Call to honour Quaid’s vision of country

By Our Correspondent
August 11, 2020

LAHORE: Observing National Minorities Day, the Human Rights Commission of Pakistan (HRCP) has stated that both state and society must be true to Jinnah’s vision of a country in which religion or creed was a personal matter and no basis for differences of citizenship.

The HRCP called on the state to implement the 2014 Supreme Court judgment, which protects the right to manifest one’s religion or belief in private or public, free of coercion. A bold and pivotal step would be to modify the Constitution to reflect Jinnah’s August 11 speech, which as an address to the first Constituent Assembly, should be treated as policy direction rather than political rhetoric.

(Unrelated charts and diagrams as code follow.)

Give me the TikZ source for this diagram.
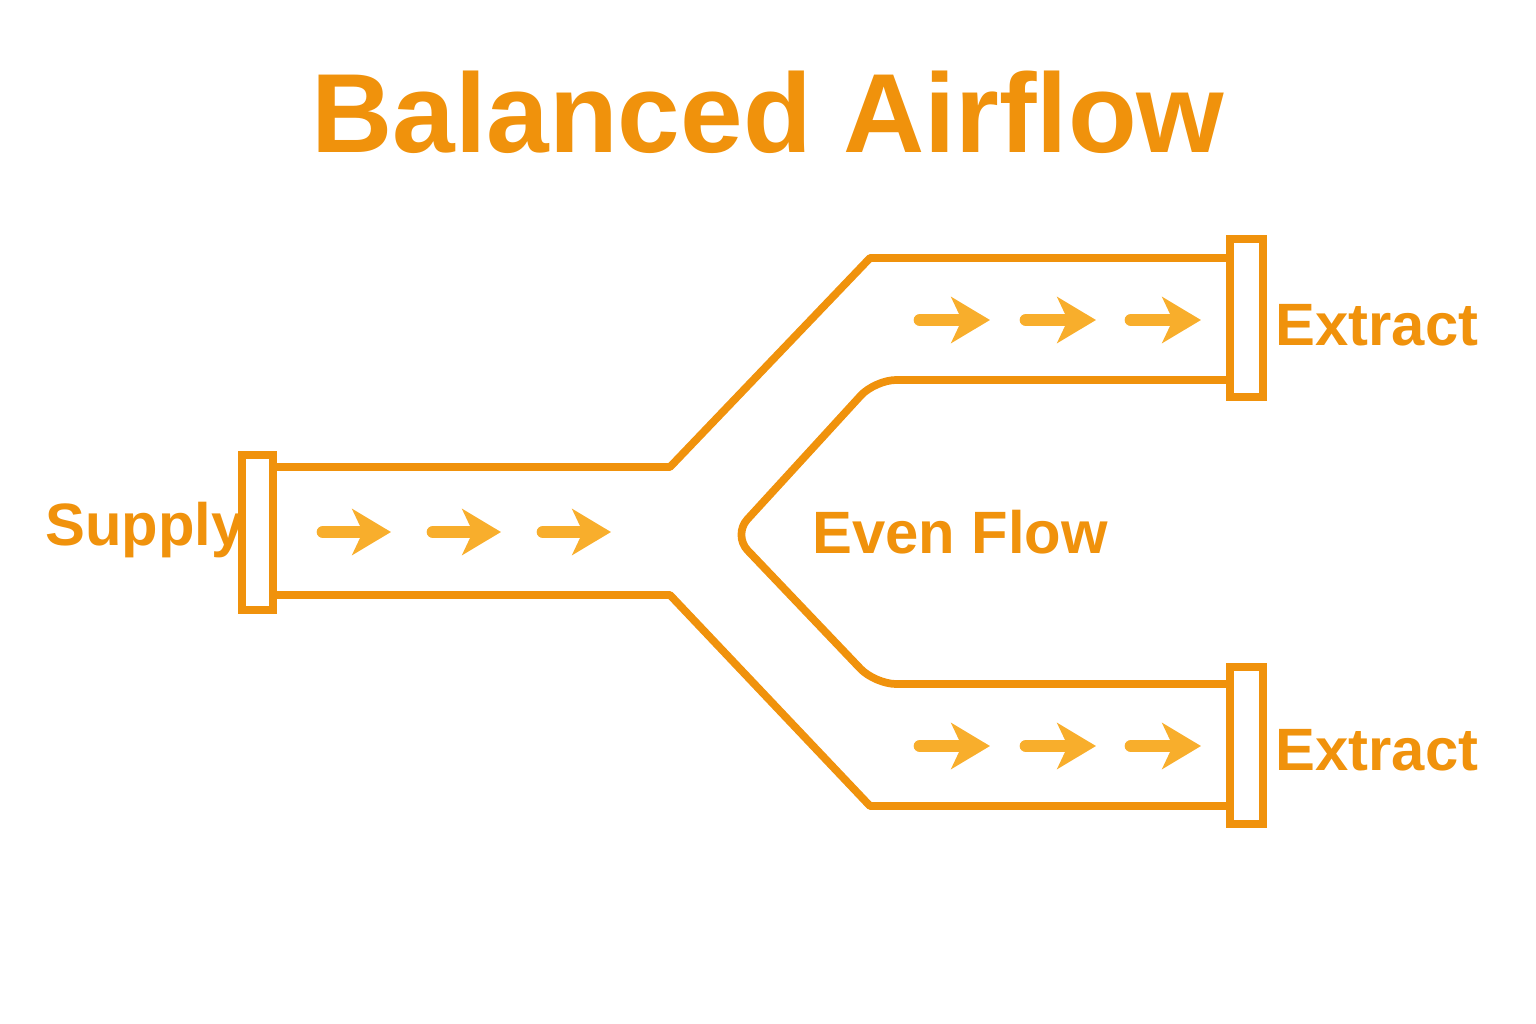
\documentclass[tikz,border=0pt]{standalone}
\usepackage{fontspec}
\setmainfont{Liberation Sans}
\usetikzlibrary{arrows.meta}
\definecolor{duct}{HTML}{F0920C}
\definecolor{flow}{HTML}{F8AE2C}
\begin{document}
\begin{tikzpicture}[x=0.01cm, y=-0.01cm,
    pipe/.style={draw=duct, line width=2.2pt, line join=round},
    flange/.style={draw=duct, line width=2.4pt, fill=white},
    flowarrow/.style={draw=flow, line width=3.6pt, line cap=round,
        -{Stealth[length=11pt, width=13pt, inset=3pt]}},
    lbl/.style={text=duct, font=\bfseries\fontsize{17}{20}\selectfont}]
    \useasboundingbox (0,0) rectangle (1536,1024);
    % title
    \node [text=duct, font=\bfseries\fontsize{32}{36}\selectfont] (title) at (768,112) {Balanced Airflow};
    % duct walls
    \draw [pipe] (273,467) -- (670,467) -- (870,258) -- (1230,258);
    \draw [pipe] (273,595) -- (670,595) -- (870,806) -- (1230,806);
    \draw [pipe, rounded corners=6pt] (1230,380) -- (875,380) -- (733,535) -- (875,684) -- (1230,684);
    % flanges
    \draw [flange] (242,455) rectangle (273,610);
    \draw [flange] (1230,239) rectangle (1263,397);
    \draw [flange] (1230,667) rectangle (1263,824);
    % flow arrows
    \foreach \x in {323,433,543}
        \draw [flowarrow] (\x,532) -- ++(68,0);
    \foreach \x in {920,1026,1131}
    {
        \draw [flowarrow] (\x,320) -- ++(70,0);
        \draw [flowarrow] (\x,746) -- ++(70,0);
    }
    % labels
    \node [lbl] (supply) at (145,530) {Supply};
    \node [lbl] (even) at (960,532) {Even Flow};
    \node [lbl] (extractup) at (1377,325) {Extract};
    \node [lbl] (extractdown) at (1377,750) {Extract};
\end{tikzpicture}
\end{document}
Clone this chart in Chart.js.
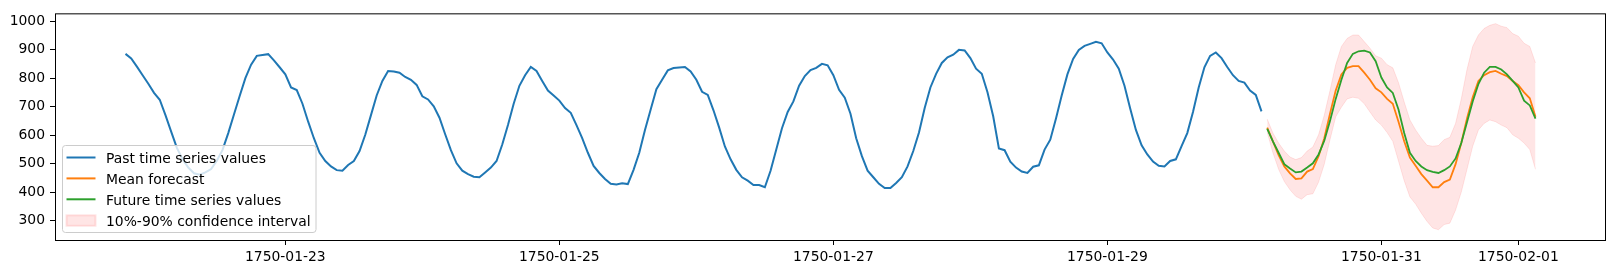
<!DOCTYPE html>
<html>
<head>
<meta charset="utf-8">
<script src="https://cdn.jsdelivr.net/npm/chart.js@4.4.1/dist/chart.umd.min.js"></script>
<style>
	html, body { margin: 0; padding: 0; background: #fff; }
	#wrap { width: 1614px; height: 274px; }
</style>
</head>
<body>
<div id="wrap"><canvas id="grafic"></canvas></div>
<script>
// hours counted from 1750-01-23 00:00
const pastStart = -28;
const forecastStart = 172;

const pastValues = [
	885, 869, 840, 810, 780, 748, 724, 670, 612, 555, 515, 486, 466, 461, 469, 481, 510, 548, 607, 672,
	737, 800, 847, 878, 881, 884, 862, 838,
	813, 767, 758, 710, 647, 589, 538, 509, 490, 477, 475, 495, 509, 544, 601, 670, 739, 790, 825, 823,
	819, 804, 794, 776, 736, 725, 701, 661, 603, 547, 501, 475, 463, 454, 452, 469, 486, 509, 567, 635,
	710, 773,
	810, 839, 825, 790, 756, 739, 721, 695, 678, 635, 589, 538, 492, 467, 446, 429, 427, 431, 428, 478,
	538, 618, 690, 761, 794, 827, 835, 837, 839, 823, 794, 752, 741, 687, 626, 560, 515, 478, 452, 440,
	425, 425, 417, 475, 549, 624, 681, 718, 773, 807, 828, 836, 850, 845, 810, 759, 731, 675, 589, 526,
	475, 452, 429, 414, 414, 432, 452, 490, 544, 609, 695, 767, 815, 853, 873, 882, 899, 897, 870, 833,
	815, 750, 666, 553, 547, 507, 486, 472, 467, 489, 494,
	549, 584, 658, 739, 813, 867, 899, 913, 920, 927, 922, 890, 865, 833, 773, 693, 618, 564, 532, 507,
	492, 490, 509, 515, 561, 607, 681, 767, 838, 878, 890, 870, 839, 810, 790, 784, 756, 741, 683
];
const meanForecast = [
	626, 578, 530, 490, 466, 446, 448, 472, 481, 526, 589, 675, 756, 813, 836, 842, 842, 819, 794, 764,
	750, 727, 710, 647, 578, 521, 492, 463, 440, 417, 417, 435, 444, 498, 572, 658, 733, 790, 810, 821,
	825, 815, 807, 790, 775, 750, 729, 664
];
const futureValues = [
	622, 578, 538, 498, 483, 469, 472, 486, 501, 532, 580, 649, 727, 794, 853, 885, 894, 896, 890, 859,
	802, 767, 748, 690, 607, 538, 509, 490, 477, 471, 467, 477, 490, 518, 572, 645, 718, 779, 819, 839,
	839, 830, 813, 790, 767, 721, 704, 658
];
const lower10 = [
	610, 538, 480, 437, 408, 385, 375, 391, 394, 435, 498, 584, 664, 698, 727, 733, 729, 710, 681, 653,
	635, 609, 578, 509, 440, 383, 358, 326, 297, 274, 268, 286, 291, 337, 400, 480, 561, 618, 641, 653,
	647, 635, 626, 601, 589, 572, 549, 480
];
const upper90 = [
	656, 607, 572, 544, 523, 514, 521, 544, 558, 601, 670, 756, 847, 911, 939, 951, 951, 928, 905, 878,
	870, 847, 836, 784, 716, 653, 618, 589, 564, 561, 563, 584, 592, 641, 727, 830, 911, 951, 974, 985,
	991, 982, 977, 956, 947, 922, 911, 853
];

const tickHours = [0, 48, 96, 144, 192, 216];
const tickLabels = ['1750-01-23', '1750-01-25', '1750-01-27', '1750-01-29', '1750-01-31', '1750-02-01'];
const yTicks = [300, 400, 500, 600, 700, 800, 900, 1000];

const points = (start, vals) => vals.map((v, i) => ({ x: start + i, y: v }));

// matplotlib style 5% margins
const allY = pastValues.concat(meanForecast, futureValues, lower10, upper90);
const yLo = Math.min(...allY), yHi = Math.max(...allY);
const xLo = pastStart, xHi = forecastStart + meanForecast.length - 1;
const padY = (yHi - yLo) * 0.05, padX = (xHi - xLo) * 0.05;

const FONT = '13.9px "DejaVu Sans"';
Chart.defaults.font.family = 'DejaVu Sans';
Chart.defaults.font.size = 13.9;
Chart.defaults.color = '#000';

const frame = {
	id: 'frame',
	afterDraw(chart) {
		const ctx = chart.ctx, a = chart.chartArea;
		ctx.save();
		ctx.strokeStyle = '#000';
		ctx.lineWidth = 1;
		ctx.strokeRect(a.left + 0.5, a.top + 0.5, a.right - a.left - 1, a.bottom - a.top);
		ctx.restore();
	}
};

const legendBox = {
	id: 'legendBox',
	afterDatasetsDraw(chart) {
		const ctx = chart.ctx, a = chart.chartArea;
		const items = chart.data.datasets.filter(d => d.label);
		const x0 = a.left + 7.5, y1 = a.bottom - 7.5, w = 253.5, h = 87;
		const y0 = y1 - h;
		ctx.save();
		ctx.beginPath();
		ctx.roundRect(x0, y0, w, h, 3);
		ctx.fillStyle = 'rgba(255,255,255,0.8)';
		ctx.fill();
		ctx.strokeStyle = '#cccccc';
		ctx.lineWidth = 1;
		ctx.stroke();
		const rows = [75, 54.1, 33.2, 12.2];
		ctx.font = FONT;
		ctx.textBaseline = 'alphabetic';
		items.forEach((d, i) => {
			const cy = y1 - rows[i];
			if (d.fill) {
				ctx.fillStyle = d.backgroundColor;
				ctx.fillRect(x0 + 4, cy - 5, 29, 10.5);
				ctx.strokeStyle = d.borderColor;
				ctx.strokeRect(x0 + 4, cy - 5, 29, 10.5);
			} else {
				ctx.beginPath();
				ctx.moveTo(x0 + 4, cy);
				ctx.lineTo(x0 + 33, cy);
				ctx.strokeStyle = d.borderColor;
				ctx.lineWidth = 2;
				ctx.stroke();
			}
			ctx.fillStyle = '#000';
			ctx.fillText(d.label, x0 + 43.5, cy + 5.3);
		});
		ctx.restore();
	}
};

new Chart(document.getElementById('grafic'), {
	type: 'line',
	data: {
		datasets: [
			{ label: 'Past time series values', data: points(pastStart, pastValues), borderColor: '#1f77b4', borderWidth: 2, order: 1 },
			{ label: 'Mean forecast', data: points(forecastStart, meanForecast), borderColor: '#ff7f0e', borderWidth: 1.8, order: 2 },
			{ label: 'Future time series values', data: points(forecastStart, futureValues), borderColor: '#2ca02c', borderWidth: 1.8, order: 1 },
			{ data: points(forecastStart, lower10), borderColor: 'rgba(255,0,0,0.1)', borderWidth: 1, fill: false, order: 4 },
			{
				label: '10%-90% confidence interval', data: points(forecastStart, upper90),
				borderColor: 'rgba(255,0,0,0.1)', backgroundColor: 'rgba(255,0,0,0.1)', borderWidth: 1, fill: '-1', order: 3
			}
		]
	},
	options: {
		responsive: true,
		maintainAspectRatio: false,
		animation: false,
		layout: { padding: { top: 9, right: 8, left: 0, bottom: 0 } },
		elements: { point: { radius: 0 }, line: { tension: 0 } },
		plugins: { legend: { display: false }, tooltip: { enabled: false } },
		scales: {
			x: {
				type: 'linear',
				min: xLo - padX,
				max: xHi + padX,
				border: { display: false },
				grid: { drawOnChartArea: false, drawTicks: true, tickLength: 5, tickColor: '#000', lineWidth: 1 },
				afterBuildTicks: s => { s.ticks = tickHours.map(v => ({ value: v })); },
				afterFit: s => { s.height = 34; },
				ticks: { autoSkip: false, maxRotation: 0, padding: 4, callback: (v, i) => tickLabels[i] }
			},
			y: {
				min: yLo - padY,
				max: yHi + padY,
				border: { display: false },
				grid: { drawOnChartArea: false, drawTicks: true, tickLength: 5, tickColor: '#000', lineWidth: 1 },
				afterBuildTicks: s => { s.ticks = yTicks.map(v => ({ value: v })); },
				afterFit: s => { s.width = 55; },
				ticks: { padding: 5, callback: v => String(v) }
			}
		}
	},
	plugins: [frame, legendBox]
});
</script>
</body>
</html>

The HRCP demanded the government set up an autonomous statutory national commission for minorities’ rights to replace the ineffectual National Commission for Minorities reconstituted earlier this year. The Single National Curriculum, which violates the constitutional guarantee that no member of a religious minority will be required to ‘receive religious instruction’ not relevant to their own religion, must be revised to reflect that a uniform standard of education is not the same as a uniform curriculum.

The HRCP also demanded that the controversial and divisive Tahaffuz-e-Bunyad-e-Islam bill in Punjab be retracted, and the federal and provincial governments refrain from law-making that infringes any community’s right to freedom of religion or belief.